Witness to an execution

KQED sues to videotape capital punishment

If the state is executing people on the public’s behalf, then journalists have a right and obligation to serve as the public’s witness.

By Michael Schwarz

Michael Schwarz is executive producer and director of Current Affairs for KQED-TV in San Francisco.

Author bio information is from the time of article submission and may not be current.

FineLine: The Newsletter On Journalism Ethics, vol. 3, no. 3 (March 1991), p. 6.


California hasn’t executed a prisoner in 24 years — but the next time it does, the public may be able to witness the event on television. Public station KQED in San Francisco is suing the state for the right to videotape executions. A trial has been set for March 25, 1991.

California’s policy now prevents journalists from using the tools of their trade in reporting major news events. The state forbids the use not only of cameras or tape recorders, but also of pens, pencils, notebooks or sketchpads.

The death penalty poses difficult moral dilemmas: What is the appropriate punishment for crimes that violate every imaginable standard of decency?

Will the imposition of the penalty on one person deter other criminals from killing? Can it be justified as appropriate and fitting the crime? Or does the death penalty violate the state’s own standards of civility?

Television coverage of executions can help answer these questions because the camera can serve as a neutral witness: It can see exactly what any person would see from the witness room — no more or no less. The camera can document the event from beginning to end, capturing it exactly as it happens. This is the purest form of reporting; the camera can present the event without interpretation.

In contrast, print or radio reporters can only tell the story by putting it into their own words — an act which requires them to interpret what they have seen and opens the door to incomplete or inaccurate reporting.
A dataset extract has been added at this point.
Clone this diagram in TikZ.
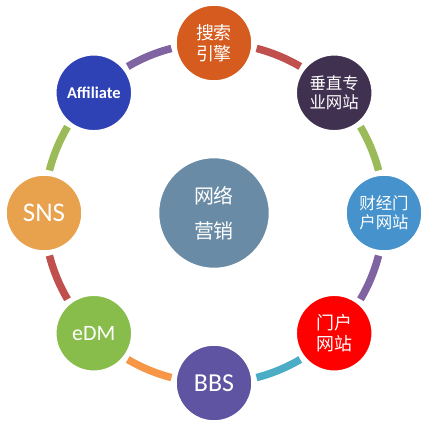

But is it right to show the execution of a condemned person on television? I believe it is. A broadcast journalist’s job is to tell his or her audience what is happening in the world — particularly what our government is doing on our behalf.

When the story is about the ultimate sanction of our criminal justice system, we not only have the right to witness the punishment, but the obligation to do so and to understand it in the context of the crime for which it was imposed. How better to form an opinion about the appropriateness of the death penalty than to see it given a context and enacted according to the provisions of law?

Public reaction to our lawsuit seems about evenly divided for and against it. Most interesting, about half the people who support the lawsuit also favor capital punishment, while the other half oppose the death penalty. People who oppose the lawsuit are similarly divided in their opinions about execution itself.

What about the rights of the condemned person? What if a mass murderer asks that his execution not be witnessed by a television audience?

No prisoner has a legal right to privacy in the moment of execution. In California, as many as 50 people witness the event that deprives a prisoner of the right to life itself. Nonetheless, I believe that basic human decency has a necessary place in any journalistic decisions, and thus would not assert a First Amendment right over a condemned person’s request that his or her execution not be broadcast.

What about the possibility that children might witness an execution? The New York Times recently reprinted Eddie Adams’s famous picture of a South Vietnamese police chief executing a Vietcong officer by shooting a bullet through his brain. I remember watching footage of that event as a teenager, just as I remember watching John F. Kennedy’s hideous murder and Jack Ruby’s assassination of Lee Harvey Oswald. I wonder how many children might see today’s images of the dead and maimed from the Gulf war, or, indeed, might witness the nightly orgies of violence on network primetime TV.

There is always a risk that children may be exposed to images of death and violence. Broadcast journalists cannot eliminate that risk but we can take measures to reduce it. For this reason, KQED would not show an execution live. We would delay the broadcast until an hour when children are unlikely to be watching television on their own. We would also begin the program with an explanation of what we were about to do and why so viewers could change the channel, turn off their sets, or tell children to leave the room.

Fine, some critics say. You may act responsibly, but what about other stations that would be tempted to sensationalize the event to boost their own ratings?

My answer to that is simply that every journalist has to be able to live with his or her own acts, and to take responsibility for them. First Amendment rights do not apply only to those who earn or merit them.

The issue in this lawsuit is really a simple one: should government officials decide how a news story is covered, or should journalists? If the court decides in favor of journalists, then it will be up to all of us to exercise the right we have established in a way that brings credit to our profession.

Television is not inherently good or bad. The people who practice the craft of broadcast journalism make it the way it is.